From the entries below, reproduce exactly the lines from the one with "Write the Observable" through the one with "const biodiesel = [2.31, 2.43, 2.55, 2.87, 2.86];", both included, without images.

(Entries with chart source code)
####

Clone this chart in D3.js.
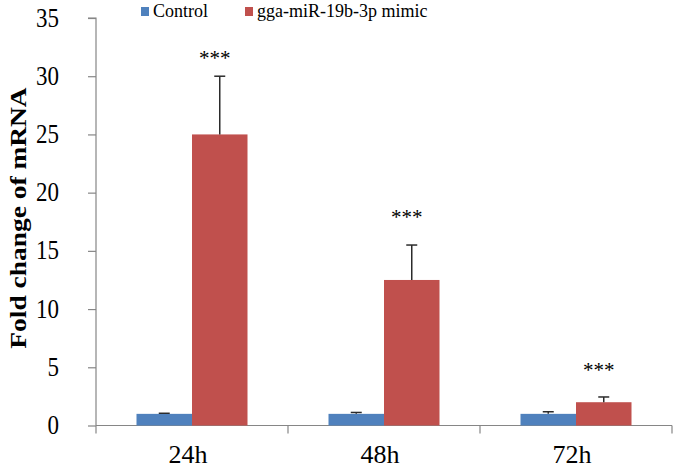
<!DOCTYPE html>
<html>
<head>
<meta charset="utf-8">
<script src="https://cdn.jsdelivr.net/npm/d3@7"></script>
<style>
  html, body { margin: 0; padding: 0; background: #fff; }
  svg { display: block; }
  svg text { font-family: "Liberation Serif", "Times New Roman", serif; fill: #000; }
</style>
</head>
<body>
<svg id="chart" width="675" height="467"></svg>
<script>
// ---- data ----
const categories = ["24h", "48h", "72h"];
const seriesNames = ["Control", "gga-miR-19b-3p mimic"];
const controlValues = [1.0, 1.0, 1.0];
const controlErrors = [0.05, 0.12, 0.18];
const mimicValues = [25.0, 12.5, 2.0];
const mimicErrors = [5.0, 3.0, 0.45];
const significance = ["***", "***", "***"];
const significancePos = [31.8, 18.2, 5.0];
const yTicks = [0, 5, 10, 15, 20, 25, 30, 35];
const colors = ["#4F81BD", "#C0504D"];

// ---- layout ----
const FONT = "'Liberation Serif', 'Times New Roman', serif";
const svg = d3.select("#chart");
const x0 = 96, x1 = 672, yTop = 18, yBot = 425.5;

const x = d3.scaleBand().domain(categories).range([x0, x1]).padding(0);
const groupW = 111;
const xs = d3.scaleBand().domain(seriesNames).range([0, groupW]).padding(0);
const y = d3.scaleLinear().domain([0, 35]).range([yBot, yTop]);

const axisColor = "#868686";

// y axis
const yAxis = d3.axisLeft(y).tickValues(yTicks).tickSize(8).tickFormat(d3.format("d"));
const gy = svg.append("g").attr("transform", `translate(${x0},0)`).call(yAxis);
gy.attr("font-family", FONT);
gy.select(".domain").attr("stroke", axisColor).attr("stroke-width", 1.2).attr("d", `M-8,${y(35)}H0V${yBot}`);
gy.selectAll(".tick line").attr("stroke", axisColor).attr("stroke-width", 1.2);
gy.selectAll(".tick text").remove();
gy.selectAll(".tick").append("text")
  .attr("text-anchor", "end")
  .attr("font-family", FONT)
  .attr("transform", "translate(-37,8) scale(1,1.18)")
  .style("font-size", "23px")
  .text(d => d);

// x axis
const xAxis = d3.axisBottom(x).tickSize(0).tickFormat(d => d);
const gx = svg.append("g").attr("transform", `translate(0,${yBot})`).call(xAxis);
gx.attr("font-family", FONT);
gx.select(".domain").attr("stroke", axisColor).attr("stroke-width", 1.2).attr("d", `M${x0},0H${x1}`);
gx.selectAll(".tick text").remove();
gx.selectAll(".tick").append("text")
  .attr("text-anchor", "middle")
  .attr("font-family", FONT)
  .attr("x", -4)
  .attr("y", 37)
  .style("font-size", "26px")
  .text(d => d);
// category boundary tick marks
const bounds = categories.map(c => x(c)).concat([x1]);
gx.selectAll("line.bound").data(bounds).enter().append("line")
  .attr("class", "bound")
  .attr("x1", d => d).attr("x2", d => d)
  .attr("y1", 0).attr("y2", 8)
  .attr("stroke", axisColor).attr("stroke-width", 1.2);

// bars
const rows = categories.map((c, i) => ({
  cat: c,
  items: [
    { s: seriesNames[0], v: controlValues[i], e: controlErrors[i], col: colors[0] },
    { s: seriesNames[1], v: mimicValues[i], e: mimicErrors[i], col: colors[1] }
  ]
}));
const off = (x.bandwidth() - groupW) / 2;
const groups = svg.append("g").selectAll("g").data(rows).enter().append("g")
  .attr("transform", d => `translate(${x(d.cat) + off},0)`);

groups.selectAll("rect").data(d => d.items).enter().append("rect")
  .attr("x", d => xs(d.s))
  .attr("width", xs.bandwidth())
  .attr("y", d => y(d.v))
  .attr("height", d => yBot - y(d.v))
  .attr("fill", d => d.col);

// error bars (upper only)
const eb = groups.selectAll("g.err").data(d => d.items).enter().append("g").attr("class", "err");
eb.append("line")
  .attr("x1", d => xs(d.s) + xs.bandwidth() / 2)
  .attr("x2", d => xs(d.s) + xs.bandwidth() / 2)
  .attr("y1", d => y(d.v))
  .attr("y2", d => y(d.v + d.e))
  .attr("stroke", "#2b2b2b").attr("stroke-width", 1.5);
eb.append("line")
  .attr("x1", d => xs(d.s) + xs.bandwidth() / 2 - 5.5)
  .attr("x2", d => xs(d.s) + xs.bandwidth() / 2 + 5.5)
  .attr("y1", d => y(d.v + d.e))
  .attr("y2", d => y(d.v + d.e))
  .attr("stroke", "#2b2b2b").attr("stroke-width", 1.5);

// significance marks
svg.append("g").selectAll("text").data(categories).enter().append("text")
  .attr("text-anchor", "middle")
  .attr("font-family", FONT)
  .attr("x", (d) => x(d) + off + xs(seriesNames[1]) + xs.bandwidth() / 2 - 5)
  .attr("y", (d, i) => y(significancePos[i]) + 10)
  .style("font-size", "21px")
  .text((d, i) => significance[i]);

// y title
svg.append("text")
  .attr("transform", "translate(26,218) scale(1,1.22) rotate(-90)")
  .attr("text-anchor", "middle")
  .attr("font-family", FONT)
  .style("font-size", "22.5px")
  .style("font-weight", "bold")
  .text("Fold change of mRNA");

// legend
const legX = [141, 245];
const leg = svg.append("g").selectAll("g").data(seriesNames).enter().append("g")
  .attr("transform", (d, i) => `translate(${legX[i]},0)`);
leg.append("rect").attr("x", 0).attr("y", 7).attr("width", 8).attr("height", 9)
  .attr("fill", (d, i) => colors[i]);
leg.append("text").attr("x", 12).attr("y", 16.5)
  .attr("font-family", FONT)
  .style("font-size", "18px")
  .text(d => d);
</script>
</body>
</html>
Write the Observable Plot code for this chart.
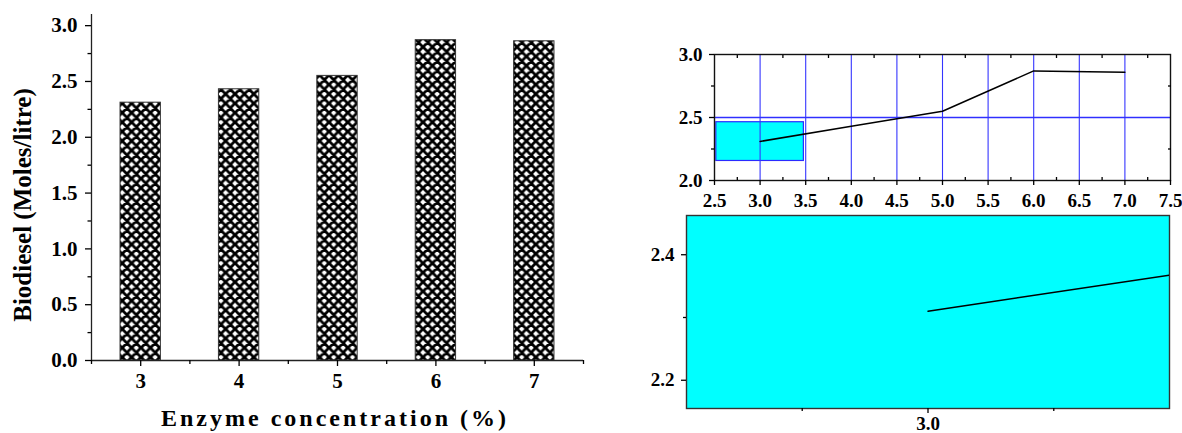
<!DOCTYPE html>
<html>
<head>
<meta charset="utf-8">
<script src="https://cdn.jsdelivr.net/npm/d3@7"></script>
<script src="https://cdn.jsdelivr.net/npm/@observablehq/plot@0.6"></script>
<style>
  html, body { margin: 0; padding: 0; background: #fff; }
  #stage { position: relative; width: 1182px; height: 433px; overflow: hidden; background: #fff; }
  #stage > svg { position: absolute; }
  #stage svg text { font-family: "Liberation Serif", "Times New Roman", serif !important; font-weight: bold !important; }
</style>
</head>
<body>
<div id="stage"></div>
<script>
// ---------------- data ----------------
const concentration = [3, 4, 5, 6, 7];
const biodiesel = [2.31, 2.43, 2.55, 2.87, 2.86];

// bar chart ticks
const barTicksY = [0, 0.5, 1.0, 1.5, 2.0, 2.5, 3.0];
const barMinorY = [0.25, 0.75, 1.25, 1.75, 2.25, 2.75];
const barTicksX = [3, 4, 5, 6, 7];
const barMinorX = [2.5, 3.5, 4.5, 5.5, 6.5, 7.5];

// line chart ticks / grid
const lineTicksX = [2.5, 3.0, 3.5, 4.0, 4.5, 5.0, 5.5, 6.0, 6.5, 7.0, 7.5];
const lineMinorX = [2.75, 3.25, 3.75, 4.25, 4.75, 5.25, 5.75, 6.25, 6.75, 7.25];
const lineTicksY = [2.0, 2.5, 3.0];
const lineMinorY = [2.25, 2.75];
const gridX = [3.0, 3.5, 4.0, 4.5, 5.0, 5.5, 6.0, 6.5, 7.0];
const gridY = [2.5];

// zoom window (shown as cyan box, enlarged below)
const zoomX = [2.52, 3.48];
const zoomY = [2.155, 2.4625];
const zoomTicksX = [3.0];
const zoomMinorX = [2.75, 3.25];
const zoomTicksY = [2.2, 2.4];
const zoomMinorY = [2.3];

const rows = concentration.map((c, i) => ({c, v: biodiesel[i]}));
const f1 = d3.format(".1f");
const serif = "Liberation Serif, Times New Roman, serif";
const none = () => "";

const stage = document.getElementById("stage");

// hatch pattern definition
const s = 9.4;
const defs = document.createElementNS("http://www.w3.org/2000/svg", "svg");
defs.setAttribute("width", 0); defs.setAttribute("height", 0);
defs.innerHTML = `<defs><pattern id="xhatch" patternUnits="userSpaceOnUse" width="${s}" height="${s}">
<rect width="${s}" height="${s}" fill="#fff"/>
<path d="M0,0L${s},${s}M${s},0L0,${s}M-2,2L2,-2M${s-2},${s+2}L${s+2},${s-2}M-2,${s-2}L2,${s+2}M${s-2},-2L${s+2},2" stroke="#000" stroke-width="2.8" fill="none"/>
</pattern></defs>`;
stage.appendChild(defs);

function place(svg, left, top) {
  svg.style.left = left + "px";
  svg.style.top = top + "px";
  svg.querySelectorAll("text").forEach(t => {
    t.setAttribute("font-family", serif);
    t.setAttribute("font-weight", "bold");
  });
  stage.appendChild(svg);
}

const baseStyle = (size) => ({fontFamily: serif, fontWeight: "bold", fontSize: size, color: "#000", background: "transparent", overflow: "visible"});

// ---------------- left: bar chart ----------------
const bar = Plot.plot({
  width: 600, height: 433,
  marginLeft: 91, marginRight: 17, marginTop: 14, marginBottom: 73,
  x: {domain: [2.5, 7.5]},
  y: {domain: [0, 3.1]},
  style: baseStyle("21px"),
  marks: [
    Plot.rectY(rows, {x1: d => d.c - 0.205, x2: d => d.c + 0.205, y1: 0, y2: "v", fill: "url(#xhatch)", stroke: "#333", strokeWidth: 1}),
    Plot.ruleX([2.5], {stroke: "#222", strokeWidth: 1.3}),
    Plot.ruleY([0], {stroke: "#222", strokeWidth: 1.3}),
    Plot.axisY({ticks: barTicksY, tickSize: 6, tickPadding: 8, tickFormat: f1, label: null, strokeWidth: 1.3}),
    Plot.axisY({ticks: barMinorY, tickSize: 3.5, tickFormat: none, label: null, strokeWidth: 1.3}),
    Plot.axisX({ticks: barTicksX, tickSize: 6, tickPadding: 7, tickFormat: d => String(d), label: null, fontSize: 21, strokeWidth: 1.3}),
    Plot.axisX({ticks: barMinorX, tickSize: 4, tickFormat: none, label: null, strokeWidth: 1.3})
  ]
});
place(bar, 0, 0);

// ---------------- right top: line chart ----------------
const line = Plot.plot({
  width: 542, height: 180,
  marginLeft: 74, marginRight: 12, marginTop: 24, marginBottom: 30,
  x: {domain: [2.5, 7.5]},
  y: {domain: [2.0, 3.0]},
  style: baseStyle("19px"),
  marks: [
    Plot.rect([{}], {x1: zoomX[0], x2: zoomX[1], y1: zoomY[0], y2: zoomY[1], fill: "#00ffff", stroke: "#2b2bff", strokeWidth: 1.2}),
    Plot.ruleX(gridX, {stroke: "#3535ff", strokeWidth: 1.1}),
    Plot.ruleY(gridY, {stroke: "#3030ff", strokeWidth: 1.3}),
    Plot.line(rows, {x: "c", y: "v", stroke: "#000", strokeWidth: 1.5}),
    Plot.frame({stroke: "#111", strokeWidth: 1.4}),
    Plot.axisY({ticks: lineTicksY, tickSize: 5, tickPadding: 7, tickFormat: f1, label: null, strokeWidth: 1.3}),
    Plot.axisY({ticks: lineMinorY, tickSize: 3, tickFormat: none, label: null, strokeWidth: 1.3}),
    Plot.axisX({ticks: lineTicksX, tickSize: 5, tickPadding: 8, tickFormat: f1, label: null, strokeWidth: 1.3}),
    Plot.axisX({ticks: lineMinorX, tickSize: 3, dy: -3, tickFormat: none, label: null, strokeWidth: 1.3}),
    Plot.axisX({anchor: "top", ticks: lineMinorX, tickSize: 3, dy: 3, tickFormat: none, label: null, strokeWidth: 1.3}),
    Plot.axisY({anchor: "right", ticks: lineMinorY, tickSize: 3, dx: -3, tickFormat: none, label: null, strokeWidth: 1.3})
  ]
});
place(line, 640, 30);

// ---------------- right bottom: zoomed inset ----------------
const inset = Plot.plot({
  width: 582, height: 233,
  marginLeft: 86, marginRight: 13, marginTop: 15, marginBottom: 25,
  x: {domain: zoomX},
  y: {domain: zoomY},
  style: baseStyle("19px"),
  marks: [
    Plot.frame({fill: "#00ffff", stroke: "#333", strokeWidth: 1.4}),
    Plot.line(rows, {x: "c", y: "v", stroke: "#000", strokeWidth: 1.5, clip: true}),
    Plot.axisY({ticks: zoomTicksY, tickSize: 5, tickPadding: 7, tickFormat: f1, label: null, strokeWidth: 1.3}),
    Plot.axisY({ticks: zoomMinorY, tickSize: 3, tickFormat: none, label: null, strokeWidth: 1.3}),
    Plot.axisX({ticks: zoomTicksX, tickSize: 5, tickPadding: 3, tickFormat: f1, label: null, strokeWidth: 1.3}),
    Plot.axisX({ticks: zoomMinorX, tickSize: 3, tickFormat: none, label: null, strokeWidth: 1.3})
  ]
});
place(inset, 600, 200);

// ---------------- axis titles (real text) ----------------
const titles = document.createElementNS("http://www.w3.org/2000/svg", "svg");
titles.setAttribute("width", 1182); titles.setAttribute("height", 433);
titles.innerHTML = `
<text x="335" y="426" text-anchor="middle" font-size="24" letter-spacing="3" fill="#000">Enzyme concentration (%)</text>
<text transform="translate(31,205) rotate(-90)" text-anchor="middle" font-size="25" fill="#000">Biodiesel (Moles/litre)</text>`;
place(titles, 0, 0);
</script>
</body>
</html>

####

### SOLUTION TO THE EXERCISE
Write the Observable Plot code for this chart.
<!DOCTYPE html>
<html>
<head>
<meta charset="utf-8">
<script src="https://cdn.jsdelivr.net/npm/d3@7"></script>
<script src="https://cdn.jsdelivr.net/npm/@observablehq/plot@0.6"></script>
<style>
  html, body { margin: 0; padding: 0; background: #fff; }
  #stage { position: relative; width: 1182px; height: 433px; overflow: hidden; background: #fff; }
  #stage > svg { position: absolute; }
  #stage svg text { font-family: "Liberation Serif", "Times New Roman", serif !important; font-weight: bold !important; }
</style>
</head>
<body>
<div id="stage"></div>
<script>
// ---------------- data ----------------
const concentration = [3, 4, 5, 6, 7];
const biodiesel = [2.31, 2.43, 2.55, 2.87, 2.86];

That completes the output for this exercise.